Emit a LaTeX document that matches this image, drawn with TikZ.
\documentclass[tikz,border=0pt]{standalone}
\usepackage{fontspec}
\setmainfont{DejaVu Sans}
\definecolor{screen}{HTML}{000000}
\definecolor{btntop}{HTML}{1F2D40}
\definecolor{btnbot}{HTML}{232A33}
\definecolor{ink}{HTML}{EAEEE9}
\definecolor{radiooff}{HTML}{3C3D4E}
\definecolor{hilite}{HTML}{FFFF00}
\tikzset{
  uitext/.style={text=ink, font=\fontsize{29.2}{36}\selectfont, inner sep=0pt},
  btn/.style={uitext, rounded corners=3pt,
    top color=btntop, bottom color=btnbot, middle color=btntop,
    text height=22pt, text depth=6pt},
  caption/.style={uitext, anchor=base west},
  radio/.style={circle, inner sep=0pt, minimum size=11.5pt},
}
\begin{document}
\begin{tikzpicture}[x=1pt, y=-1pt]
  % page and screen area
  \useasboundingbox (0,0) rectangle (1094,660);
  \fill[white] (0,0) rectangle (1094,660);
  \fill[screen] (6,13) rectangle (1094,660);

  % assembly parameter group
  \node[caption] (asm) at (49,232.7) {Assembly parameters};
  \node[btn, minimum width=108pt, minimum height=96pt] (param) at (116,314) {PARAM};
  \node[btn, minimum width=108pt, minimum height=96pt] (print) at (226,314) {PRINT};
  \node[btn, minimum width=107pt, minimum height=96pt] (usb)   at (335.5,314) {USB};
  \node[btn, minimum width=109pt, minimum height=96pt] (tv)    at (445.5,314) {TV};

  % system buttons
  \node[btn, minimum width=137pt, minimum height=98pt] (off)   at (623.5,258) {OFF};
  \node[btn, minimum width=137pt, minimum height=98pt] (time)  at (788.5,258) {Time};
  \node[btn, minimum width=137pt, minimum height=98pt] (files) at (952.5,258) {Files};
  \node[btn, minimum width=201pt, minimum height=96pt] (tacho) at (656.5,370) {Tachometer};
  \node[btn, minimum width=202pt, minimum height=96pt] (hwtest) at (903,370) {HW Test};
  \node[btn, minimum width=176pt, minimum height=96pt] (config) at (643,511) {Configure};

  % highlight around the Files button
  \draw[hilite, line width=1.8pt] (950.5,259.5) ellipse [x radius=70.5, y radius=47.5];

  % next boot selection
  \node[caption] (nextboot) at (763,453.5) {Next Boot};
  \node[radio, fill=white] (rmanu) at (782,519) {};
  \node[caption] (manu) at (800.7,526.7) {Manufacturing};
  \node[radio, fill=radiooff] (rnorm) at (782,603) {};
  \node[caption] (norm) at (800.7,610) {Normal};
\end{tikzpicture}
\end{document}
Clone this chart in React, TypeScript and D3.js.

.....

Retype the data in full and match it exactly.

[Expected answer]
Emit a LaTeX document that matches this image, drawn with TikZ.
\documentclass[tikz,border=0pt]{standalone}
\usepackage{fontspec}
\setmainfont{DejaVu Sans}
\definecolor{screen}{HTML}{000000}
\definecolor{btntop}{HTML}{1F2D40}
\definecolor{btnbot}{HTML}{232A33}
\definecolor{ink}{HTML}{EAEEE9}
\definecolor{radiooff}{HTML}{3C3D4E}
\definecolor{hilite}{HTML}{FFFF00}
\tikzset{
  uitext/.style={text=ink, font=\fontsize{29.2}{36}\selectfont, inner sep=0pt},
  btn/.style={uitext, rounded corners=3pt,
    top color=btntop, bottom color=btnbot, middle color=btntop,
    text height=22pt, text depth=6pt},
  caption/.style={uitext, anchor=base west},
  radio/.style={circle, inner sep=0pt, minimum size=11.5pt},
}
\begin{document}
\begin{tikzpicture}[x=1pt, y=-1pt]
  % page and screen area
  \useasboundingbox (0,0) rectangle (1094,660);
  \fill[white] (0,0) rectangle (1094,660);
  \fill[screen] (6,13) rectangle (1094,660);

  % assembly parameter group
  \node[caption] (asm) at (49,232.7) {Assembly parameters};
  \node[btn, minimum width=108pt, minimum height=96pt] (param) at (116,314) {PARAM};
  \node[btn, minimum width=108pt, minimum height=96pt] (print) at (226,314) {PRINT};
  \node[btn, minimum width=107pt, minimum height=96pt] (usb)   at (335.5,314) {USB};
  \node[btn, minimum width=109pt, minimum height=96pt] (tv)    at (445.5,314) {TV};

  % system buttons
  \node[btn, minimum width=137pt, minimum height=98pt] (off)   at (623.5,258) {OFF};
  \node[btn, minimum width=137pt, minimum height=98pt] (time)  at (788.5,258) {Time};
  \node[btn, minimum width=137pt, minimum height=98pt] (files) at (952.5,258) {Files};
  \node[btn, minimum width=201pt, minimum height=96pt] (tacho) at (656.5,370) {Tachometer};
  \node[btn, minimum width=202pt, minimum height=96pt] (hwtest) at (903,370) {HW Test};
  \node[btn, minimum width=176pt, minimum height=96pt] (config) at (643,511) {Configure};

  % highlight around the Files button
  \draw[hilite, line width=1.8pt] (950.5,259.5) ellipse [x radius=70.5, y radius=47.5];

  % next boot selection
  \node[caption] (nextboot) at (763,453.5) {Next Boot};
  \node[radio, fill=white] (rmanu) at (782,519) {};
  \node[caption] (manu) at (800.7,526.7) {Manufacturing};
  \node[radio, fill=radiooff] (rnorm) at (782,603) {};
  \node[caption] (norm) at (800.7,610) {Normal};
\end{tikzpicture}
\end{document}
Clone this chart in React, TypeScript and D3.js.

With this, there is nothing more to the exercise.